Although the usual techniques for voter suppression like poll taxes, literacy tests, and understanding clauses were hampered by the Voting Rights Act, many other forms of voter suppression remained well established.  A relatively recent innovation, particularly after the election of an African-American president in 2008, was the requirement for government-issued photo IDs.  This was said to be necessary to discourage voter registration fraud, although there were only 26 convictions for fraud or 0.00000013% from 197 million federal votes from 2002 to 2005.  These requirements prey on the structural difficulties, some imposed by cynical Republican governments, for impoverished minorities to obtain photo IDs.  Reportedly, roughly 25% of black, 16% of Latino, and only 8% of white voters are without a current, government-issued ID.  Countering this and other forms of voter suppression became more difficult after the 2013 Supreme Court ruling, in which the conservative and libertarian majority of the Supreme Court gutted the Voting Rights Act, particularly its preclearance provision for states with a history of abuses.

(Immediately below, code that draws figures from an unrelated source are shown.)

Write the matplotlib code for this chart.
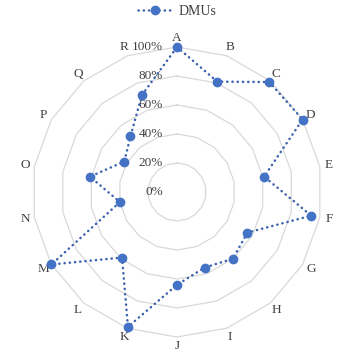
import matplotlib
matplotlib.use('Agg')
import matplotlib.pyplot as plt
import numpy as np

# data
CATS = ['A', 'B', 'C', 'D', 'E', 'F', 'G', 'H', 'I', 'J',
        'K', 'L', 'M', 'N', 'O', 'P', 'Q', 'R']
DMUS = [1.00, 0.81, 0.99, 1.00, 0.61, 0.94, 0.56, 0.60, 0.555, 0.64,
        0.99, 0.59, 1.00, 0.40, 0.61, 0.42, 0.50, 0.71]
RINGS = [0.0, 0.2, 0.4, 0.6, 0.8, 1.0]
RING_LBL = ['0%', '20%', '40%', '60%', '80%', '100%']

BLUE = '#4472C4'
LINE = '#3A62AE'
GRID = '#D9D9D9'
TXT = '#404040'
FONT = 'Liberation Serif'

plt.rcParams['font.family'] = FONT

fig = plt.figure(figsize=(3.47, 3.58), dpi=100)
ax = fig.add_axes([0.0922, 0.0587, 0.836, 0.81], projection='polar')
ax.set_theta_offset(np.pi / 2)
ax.set_theta_direction(-1)
ax.set_ylim(0, 1)
ax.axis('off')

n = len(CATS)
th = np.linspace(0, 2 * np.pi, n, endpoint=False)
th_c = np.append(th, th[0])

# polygon grid rings
for r in RINGS[1:]:
    ax.plot(th_c, [r] * (n + 1), color=GRID, lw=0.9, zorder=1, clip_on=False)

# ring labels (left of centre)
for r, lb in zip(RINGS, RING_LBL):
    ax.annotate(lb, xy=(0, r), xytext=(-10, 0), textcoords='offset points',
                ha='right', va='center', fontsize=9.5, color=TXT, zorder=2)

# category labels
for t, c in zip(th, CATS):
    ax.text(t, 1.065, c, ha='center', va='center', fontsize=9.5, color=TXT)

vals = np.append(DMUS, DMUS[0])
ax.plot(th_c, vals, color=LINE, lw=1.8, ls=(0, (0.1, 2.0)),
        dash_capstyle='round', zorder=3, clip_on=False)
ax.plot(th, DMUS, ls='none', marker='o', ms=6, mfc=BLUE, mec=BLUE,
        zorder=4, clip_on=False)

# legend handle
h, = ax.plot([], [], color=LINE, lw=1.8, ls=(0, (0.1, 2.0)),
             dash_capstyle='round', marker='o', ms=6, mfc=BLUE, mec=BLUE)
fig.legend([h], ['DMUs'], loc='upper center', bbox_to_anchor=(0.51, 1.02),
           frameon=False, fontsize=10, handlelength=2.4, handletextpad=0.5,
           labelcolor=TXT)

fig.savefig('out.png', dpi=100, facecolor='white')
plt.close()
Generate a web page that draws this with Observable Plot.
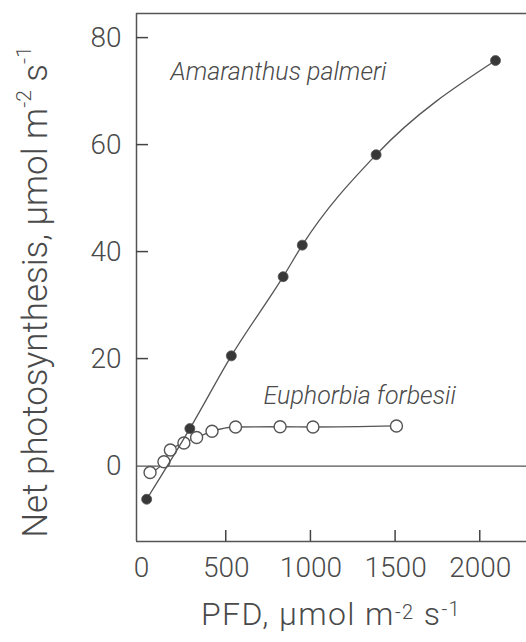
<!DOCTYPE html>
<html><head><meta charset="utf-8">
<script src="https://cdn.jsdelivr.net/npm/d3@7"></script>
<script src="https://cdn.jsdelivr.net/npm/@observablehq/plot@0.6"></script>
<style>html,body{margin:0;padding:0;background:#fff} svg{display:block}</style>
</head><body><div id="chart"></div>
<script>
// Data
const amaranthusPFD = [30, 285, 530, 836, 949, 1385, 2090];
const amaranthusA   = [-6.2, 7.0, 20.6, 35.4, 41.3, 58.2, 75.8];
const euphorbiaPFD  = [50, 132, 170, 250, 325, 416, 555, 818, 1012, 1505];
const euphorbiaA    = [-1.2, 0.8, 3.0, 4.3, 5.35, 6.5, 7.3, 7.35, 7.3, 7.5];
const xTickLabels = [0, 500, 1000, 1500, 2000];
const xTickMarks  = [500, 1000, 1500, 2000];
const yTickLabels = [0, 20, 40, 60, 80];
const yTickMarks  = [20, 40, 60, 80];
const speciesNames = ["Amaranthus palmeri", "Euphorbia forbesii"];
const xDomain = [-30, 2273];
const yDomain = [-14.1, 84.6];

const amaranthus = amaranthusPFD.map((x, i) => ({x, y: amaranthusA[i]}));
const euphorbia  = euphorbiaPFD.map((x, i) => ({x, y: euphorbiaA[i]}));

const W = 526, H = 642, mT = 13, mB = 101, mL = 136, mR = 0;

const ink = "#4a4a4a";
const lineInk = "#555";
const font = "Roboto, 'Liberation Sans', Arial, sans-serif";

const plot = Plot.plot({
  width: W,
  height: H,
  marginTop: mT,
  marginBottom: mB,
  marginLeft: mL,
  marginRight: mR,
  style: {fontFamily: font, fontWeight: 300, color: ink, background: "#fff", overflow: "visible"},
  x: {domain: xDomain},
  y: {domain: yDomain},
  marks: [
    // frame
    Plot.ruleY([yDomain[0], yDomain[1]], {stroke: lineInk, strokeWidth: 1.5}),
    Plot.ruleX([xDomain[0]], {stroke: lineInk, strokeWidth: 1.5}),
    Plot.ruleY([0], {stroke: lineInk, strokeWidth: 1.3}),
    // tick labels
    Plot.axisX(xTickLabels, {anchor: "bottom", tickSize: 0, tickPadding: 16, fontSize: 28, fill: ink, tickFormat: d => String(d), label: null}),
    Plot.axisY(yTickLabels, {anchor: "left", tickSize: 0, tickPadding: 15, fontSize: 28, fill: ink, tickFormat: d => String(d), label: null}),
    // Euphorbia
    Plot.line(euphorbia, {x: "x", y: "y", curve: "monotone-x", stroke: lineInk, strokeWidth: 1.3}),
    Plot.dot(euphorbia, {x: "x", y: "y", r: 6, fill: "#fff", stroke: lineInk, strokeWidth: 1.4}),
    // Amaranthus
    Plot.line(amaranthus, {x: "x", y: "y", curve: "monotone-x", stroke: lineInk, strokeWidth: 1.3}),
    Plot.dot(amaranthus, {x: "x", y: "y", r: 5, fill: "#383838", stroke: "#555", strokeWidth: 0.8}),
    // species labels
    Plot.text([speciesNames[0]], {x: 171, y: 72.2, text: d => d, textAnchor: "start", lineAnchor: "bottom", fontSize: 25, fontStyle: "italic", fill: ink}),
    Plot.text([speciesNames[1]], {x: 720, y: 11.6, text: d => d, textAnchor: "start", lineAnchor: "bottom", fontSize: 25, fontStyle: "italic", fill: ink})
  ]
});

document.getElementById("chart").appendChild(plot);

const svg = d3.select(plot);
const sx = plot.scale("x"), sy = plot.scale("y");
const x0 = sx.apply(xDomain[0]), y0 = sy.apply(yDomain[0]);

// inward ticks, placed with Plot's own scales
const ticks = svg.append("g").attr("stroke", "#444").attr("stroke-width", 1.5);
ticks.selectAll("line.xt").data(xTickMarks).join("line")
  .attr("class", "xt")
  .attr("x1", d => sx.apply(d)).attr("x2", d => sx.apply(d))
  .attr("y1", y0).attr("y2", y0 - 11);
ticks.selectAll("line.yt").data(yTickMarks).join("line")
  .attr("class", "yt")
  .attr("x1", x0).attr("x2", x0 + 12)
  .attr("y1", d => sy.apply(d)).attr("y2", d => sy.apply(d));

// x-axis label
const xl = svg.append("text")
  .attr("x", 331).attr("y", 625)
  .attr("text-anchor", "middle")
  .attr("fill", ink)
  .style("font-family", font).style("font-weight", 300)
  .style("letter-spacing", "1.4px")
  .style("font-size", "32px");
xl.append("tspan").text("PFD, μmol m");
xl.append("tspan").attr("dy", -6).style("font-size", "20px").text("-2");
xl.append("tspan").attr("dy", 6).text(" s");
xl.append("tspan").attr("dy", -9).style("font-size", "20px").text("-1");

// y-axis label
const yl = svg.append("text")
  .attr("transform", "translate(47,292) rotate(-90)")
  .attr("text-anchor", "middle")
  .attr("fill", ink)
  .style("font-family", font).style("font-weight", 300)
  .style("font-size", "35px");
yl.append("tspan").text("Net photosynthesis, μmol m");
yl.append("tspan").attr("dy", -16).style("font-size", "21px").text("-2");
yl.append("tspan").attr("dy", 16).text(" s");
yl.append("tspan").attr("dy", -16).style("font-size", "21px").text("-1");
</script>
</body></html>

Despite all of this, the key to voter suppression remains the severe socio-economic disadvantage of minorities, particularly African-Americans, as a result of growing inequality (enhanced by voter suppression) and the devastating residue of centuries of slavery and Jim Crow.  Those in power use congressional redistricting to minimize minority representation.  They limit the locations and hours of voting stations so minorities must miss work, travel long distances, and wait in long lines to vote.  They send mass mailings to minority neighborhoods and remove names from the rolls when return to sender cards came back.  (This technique resulted in removal of 180,000 names in Florida in 2012, of which only 85 were found to be correctly identified.)  They create requirements for W2 forms, bank statements, and utility bills that are difficult for minorities who are unemployed, less likely to have bank accounts, and who live in multigenerational housing.

Global economist Branko Milanovic, who studies inequality, regards this kind of voter suppression as a major tool of the plutocrats entrenched at the top of US government to facilitate the growing inequality that benefits them.  He points out that the overlapping influence of race and class has resulted in the overwhelming difference of voting of 80% for the top decile and only 40% for the lowest decile.  As conservative activist Paul Weyrich, whose ALEC drafted model voter-ID legislation, has said, “I don’t want everybody to vote.  (GOP) leverage in the elections quite candidly goes up as the voting populace goes down.”